- Interactive map of Upper Liswarta Forests Landscape Park
- Location: Silesian Voivodeship
- Area: 507.46 km^{2} (195.93 sq mi)
- Established: 1998

= Upper Liswarta Forests Landscape Park =

Protected area in Poland

Upper Liswarta Forests Landscape Park (Park Krajobrazowy Lasy nad Górną Liswartą) is a protected area (Landscape Park) in southern Poland, established in 1998, covering an area of 507.46 km2.

The Park lies within Silesian Voivodeship: in Częstochowa County (Gmina Blachownia, Gmina Konopiska, Gmina Starcza), Kłobuck County (Gmina Panki, Gmina Przystajń, Gmina Wręczyca Wielka) and Lubliniec County (Gmina Boronów, Gmina Ciasna, Gmina Herby, Gmina Kochanowice, Gmina Koszęcin, Gmina Woźniki).

Within the Landscape Park are four nature reserves.

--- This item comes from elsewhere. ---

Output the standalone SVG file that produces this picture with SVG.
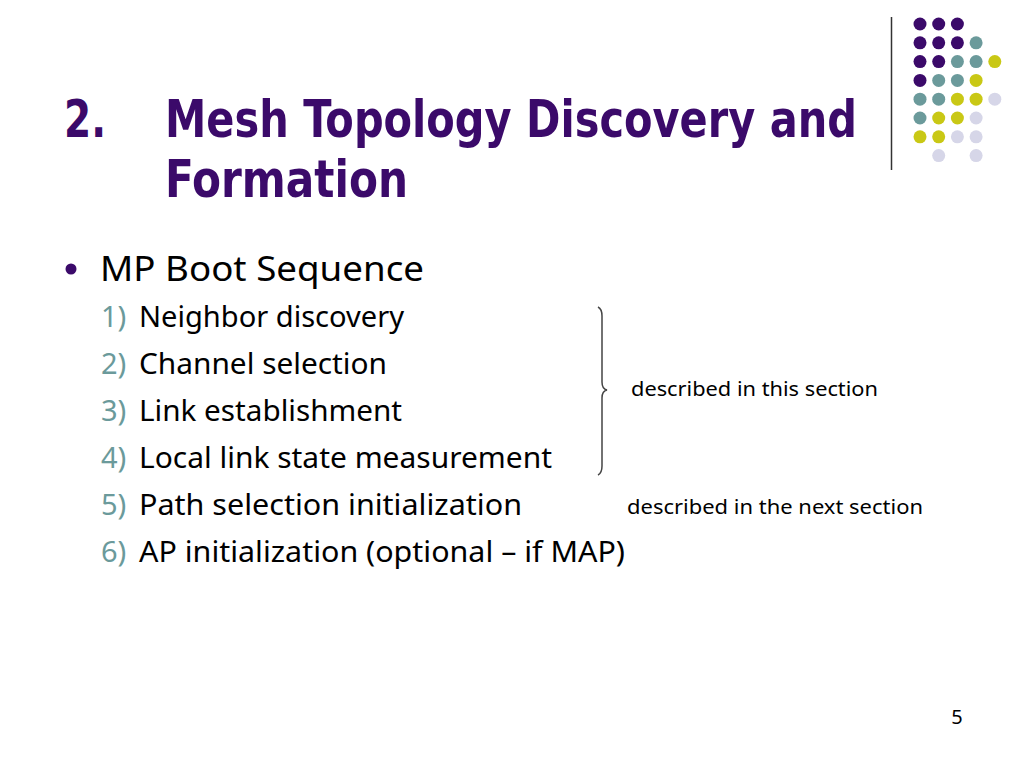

There are numerous breeding ponds in the park, which are an important part of the landscape. Peat bogs and spring areas are often found here. In addition to the landscape of fishponds, there are also landscapes: with the predominance of fresh mixed forest habitats; coniferous forests and mixed forests dominated by pine monocultures and the landscape of river valleys with fragments of willow and poplar riparian forests and peat bogs.

== History ==
The first working delineation of the park's boundaries in the area of the upper Liswarta River basin was made by Janusz Herezniak and Izabella Maszczynska in 1982-1983. However, due to the fact that the Law on Spatial Development came into force in 1994, it was not until 1996 that the design documentation for the "Lasy nad Górną Liswartą" Landscape Park was prepared.